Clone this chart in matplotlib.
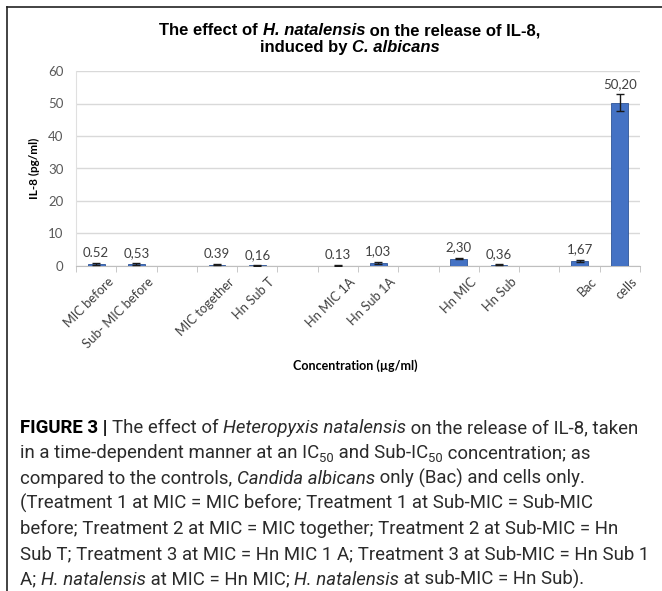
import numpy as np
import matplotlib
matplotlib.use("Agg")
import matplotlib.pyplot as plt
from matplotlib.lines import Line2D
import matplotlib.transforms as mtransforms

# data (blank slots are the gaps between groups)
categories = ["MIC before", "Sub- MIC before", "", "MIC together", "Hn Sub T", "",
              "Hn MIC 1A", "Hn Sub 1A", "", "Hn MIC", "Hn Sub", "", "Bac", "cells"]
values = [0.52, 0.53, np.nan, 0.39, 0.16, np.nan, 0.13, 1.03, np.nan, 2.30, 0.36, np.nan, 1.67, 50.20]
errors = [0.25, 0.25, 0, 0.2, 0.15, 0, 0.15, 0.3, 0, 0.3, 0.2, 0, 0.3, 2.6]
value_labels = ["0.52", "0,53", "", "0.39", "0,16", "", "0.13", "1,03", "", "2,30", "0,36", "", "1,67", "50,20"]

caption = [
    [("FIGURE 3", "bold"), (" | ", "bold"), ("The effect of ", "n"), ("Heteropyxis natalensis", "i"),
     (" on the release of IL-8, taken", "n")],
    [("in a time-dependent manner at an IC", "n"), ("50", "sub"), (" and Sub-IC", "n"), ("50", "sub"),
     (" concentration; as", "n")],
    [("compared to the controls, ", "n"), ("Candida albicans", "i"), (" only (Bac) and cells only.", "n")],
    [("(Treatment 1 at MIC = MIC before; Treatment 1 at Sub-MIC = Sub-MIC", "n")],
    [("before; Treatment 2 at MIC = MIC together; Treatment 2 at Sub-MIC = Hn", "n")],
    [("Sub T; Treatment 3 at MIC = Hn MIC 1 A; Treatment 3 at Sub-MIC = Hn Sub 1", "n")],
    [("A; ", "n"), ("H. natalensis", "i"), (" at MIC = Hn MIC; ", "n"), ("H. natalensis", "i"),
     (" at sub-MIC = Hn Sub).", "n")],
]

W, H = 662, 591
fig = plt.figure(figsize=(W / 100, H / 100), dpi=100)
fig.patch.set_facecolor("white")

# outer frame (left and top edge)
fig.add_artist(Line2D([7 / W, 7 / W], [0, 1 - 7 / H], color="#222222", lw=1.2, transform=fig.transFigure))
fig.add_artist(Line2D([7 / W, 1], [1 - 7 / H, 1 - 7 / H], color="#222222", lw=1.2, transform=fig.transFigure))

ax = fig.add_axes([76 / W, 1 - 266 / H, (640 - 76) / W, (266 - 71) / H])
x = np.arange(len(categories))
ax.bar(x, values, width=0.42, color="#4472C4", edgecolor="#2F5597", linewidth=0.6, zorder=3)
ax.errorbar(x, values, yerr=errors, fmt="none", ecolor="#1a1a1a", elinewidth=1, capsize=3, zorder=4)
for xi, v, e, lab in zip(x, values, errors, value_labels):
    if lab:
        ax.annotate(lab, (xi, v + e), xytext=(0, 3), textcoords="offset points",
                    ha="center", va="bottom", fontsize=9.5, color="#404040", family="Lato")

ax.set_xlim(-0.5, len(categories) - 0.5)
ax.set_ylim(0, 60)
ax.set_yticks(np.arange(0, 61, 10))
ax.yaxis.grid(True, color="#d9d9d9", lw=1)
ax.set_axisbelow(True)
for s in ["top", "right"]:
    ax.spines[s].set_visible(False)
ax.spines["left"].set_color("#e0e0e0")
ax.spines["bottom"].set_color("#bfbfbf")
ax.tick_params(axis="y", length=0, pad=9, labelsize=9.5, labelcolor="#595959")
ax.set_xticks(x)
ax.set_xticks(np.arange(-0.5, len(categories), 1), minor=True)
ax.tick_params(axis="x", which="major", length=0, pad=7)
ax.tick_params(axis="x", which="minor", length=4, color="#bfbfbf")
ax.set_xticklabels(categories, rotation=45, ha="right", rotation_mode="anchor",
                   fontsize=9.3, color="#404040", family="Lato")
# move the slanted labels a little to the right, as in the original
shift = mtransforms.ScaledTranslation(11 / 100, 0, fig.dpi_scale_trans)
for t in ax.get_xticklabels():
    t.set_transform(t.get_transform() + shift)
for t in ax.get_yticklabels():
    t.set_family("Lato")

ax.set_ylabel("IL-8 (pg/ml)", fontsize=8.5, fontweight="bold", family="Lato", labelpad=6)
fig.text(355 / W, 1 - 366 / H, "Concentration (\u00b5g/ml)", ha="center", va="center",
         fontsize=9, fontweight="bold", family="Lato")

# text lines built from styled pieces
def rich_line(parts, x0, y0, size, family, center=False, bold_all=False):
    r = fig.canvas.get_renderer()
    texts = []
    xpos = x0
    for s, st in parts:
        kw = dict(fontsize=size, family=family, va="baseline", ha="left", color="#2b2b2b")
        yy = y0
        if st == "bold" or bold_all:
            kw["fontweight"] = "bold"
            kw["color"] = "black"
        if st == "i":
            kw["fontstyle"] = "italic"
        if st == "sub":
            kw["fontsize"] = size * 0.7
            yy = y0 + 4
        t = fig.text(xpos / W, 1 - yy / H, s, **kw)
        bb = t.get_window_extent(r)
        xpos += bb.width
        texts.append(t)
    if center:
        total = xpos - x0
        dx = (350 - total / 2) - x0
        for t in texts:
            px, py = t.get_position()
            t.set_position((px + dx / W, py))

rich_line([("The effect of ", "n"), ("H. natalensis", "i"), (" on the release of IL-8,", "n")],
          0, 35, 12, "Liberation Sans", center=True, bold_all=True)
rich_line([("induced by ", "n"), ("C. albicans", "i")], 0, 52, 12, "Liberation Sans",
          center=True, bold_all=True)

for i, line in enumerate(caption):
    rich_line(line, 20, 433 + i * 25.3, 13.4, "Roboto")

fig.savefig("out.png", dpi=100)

Goal of the exercise | Your task is to repeat the data above exactly while excluding the pictures.

Task solution |
Clone this chart in matplotlib.
import numpy as np
import matplotlib
matplotlib.use("Agg")
import matplotlib.pyplot as plt
from matplotlib.lines import Line2D
import matplotlib.transforms as mtransforms

# data (blank slots are the gaps between groups)
categories = ["MIC before", "Sub- MIC before", "", "MIC together", "Hn Sub T", "",
              "Hn MIC 1A", "Hn Sub 1A", "", "Hn MIC", "Hn Sub", "", "Bac", "cells"]
values = [0.52, 0.53, np.nan, 0.39, 0.16, np.nan, 0.13, 1.03, np.nan, 2.30, 0.36, np.nan, 1.67, 50.20]
errors = [0.25, 0.25, 0, 0.2, 0.15, 0, 0.15, 0.3, 0, 0.3, 0.2, 0, 0.3, 2.6]
value_labels = ["0.52", "0,53", "", "0.39", "0,16", "", "0.13", "1,03", "", "2,30", "0,36", "", "1,67", "50,20"]

caption = [
    [("FIGURE 3", "bold"), (" | ", "bold"), ("The effect of ", "n"), ("Heteropyxis natalensis", "i"),
     (" on the release of IL-8, taken", "n")],
    [("in a time-dependent manner at an IC", "n"), ("50", "sub"), (" and Sub-IC", "n"), ("50", "sub"),
     (" concentration; as", "n")],
    [("compared to the controls, ", "n"), ("Candida albicans", "i"), (" only (Bac) and cells only.", "n")],
    [("(Treatment 1 at MIC = MIC before; Treatment 1 at Sub-MIC = Sub-MIC", "n")],
    [("before; Treatment 2 at MIC = MIC together; Treatment 2 at Sub-MIC = Hn", "n")],
    [("Sub T; Treatment 3 at MIC = Hn MIC 1 A; Treatment 3 at Sub-MIC = Hn Sub 1", "n")],
    [("A; ", "n"), ("H. natalensis", "i"), (" at MIC = Hn MIC; ", "n"), ("H. natalensis", "i"),
     (" at sub-MIC = Hn Sub).", "n")],
]

W, H = 662, 591
fig = plt.figure(figsize=(W / 100, H / 100), dpi=100)
fig.patch.set_facecolor("white")

# outer frame (left and top edge)
fig.add_artist(Line2D([7 / W, 7 / W], [0, 1 - 7 / H], color="#222222", lw=1.2, transform=fig.transFigure))
fig.add_artist(Line2D([7 / W, 1], [1 - 7 / H, 1 - 7 / H], color="#222222", lw=1.2, transform=fig.transFigure))

ax = fig.add_axes([76 / W, 1 - 266 / H, (640 - 76) / W, (266 - 71) / H])
x = np.arange(len(categories))
ax.bar(x, values, width=0.42, color="#4472C4", edgecolor="#2F5597", linewidth=0.6, zorder=3)
ax.errorbar(x, values, yerr=errors, fmt="none", ecolor="#1a1a1a", elinewidth=1, capsize=3, zorder=4)
for xi, v, e, lab in zip(x, values, errors, value_labels):
    if lab:
        ax.annotate(lab, (xi, v + e), xytext=(0, 3), textcoords="offset points",
                    ha="center", va="bottom", fontsize=9.5, color="#404040", family="Lato")

ax.set_xlim(-0.5, len(categories) - 0.5)
ax.set_ylim(0, 60)
ax.set_yticks(np.arange(0, 61, 10))
ax.yaxis.grid(True, color="#d9d9d9", lw=1)
ax.set_axisbelow(True)
for s in ["top", "right"]:
    ax.spines[s].set_visible(False)
ax.spines["left"].set_color("#e0e0e0")
ax.spines["bottom"].set_color("#bfbfbf")
ax.tick_params(axis="y", length=0, pad=9, labelsize=9.5, labelcolor="#595959")
ax.set_xticks(x)
ax.set_xticks(np.arange(-0.5, len(categories), 1), minor=True)
ax.tick_params(axis="x", which="major", length=0, pad=7)
ax.tick_params(axis="x", which="minor", length=4, color="#bfbfbf")
ax.set_xticklabels(categories, rotation=45, ha="right", rotation_mode="anchor",
                   fontsize=9.3, color="#404040", family="Lato")
# move the slanted labels a little to the right, as in the original
shift = mtransforms.ScaledTranslation(11 / 100, 0, fig.dpi_scale_trans)
for t in ax.get_xticklabels():
    t.set_transform(t.get_transform() + shift)
for t in ax.get_yticklabels():
    t.set_family("Lato")

ax.set_ylabel("IL-8 (pg/ml)", fontsize=8.5, fontweight="bold", family="Lato", labelpad=6)
fig.text(355 / W, 1 - 366 / H, "Concentration (\u00b5g/ml)", ha="center", va="center",
         fontsize=9, fontweight="bold", family="Lato")

# text lines built from styled pieces
def rich_line(parts, x0, y0, size, family, center=False, bold_all=False):
    r = fig.canvas.get_renderer()
    texts = []
    xpos = x0
    for s, st in parts:
        kw = dict(fontsize=size, family=family, va="baseline", ha="left", color="#2b2b2b")
        yy = y0
        if st == "bold" or bold_all:
            kw["fontweight"] = "bold"
            kw["color"] = "black"
        if st == "i":
            kw["fontstyle"] = "italic"
        if st == "sub":
            kw["fontsize"] = size * 0.7
            yy = y0 + 4
        t = fig.text(xpos / W, 1 - yy / H, s, **kw)
        bb = t.get_window_extent(r)
        xpos += bb.width
        texts.append(t)
    if center:
        total = xpos - x0
        dx = (350 - total / 2) - x0
        for t in texts:
            px, py = t.get_position()
            t.set_position((px + dx / W, py))

rich_line([("The effect of ", "n"), ("H. natalensis", "i"), (" on the release of IL-8,", "n")],
          0, 35, 12, "Liberation Sans", center=True, bold_all=True)
rich_line([("induced by ", "n"), ("C. albicans", "i")], 0, 52, 12, "Liberation Sans",
          center=True, bold_all=True)

for i, line in enumerate(caption):
    rich_line(line, 20, 433 + i * 25.3, 13.4, "Roboto")

fig.savefig("out.png", dpi=100)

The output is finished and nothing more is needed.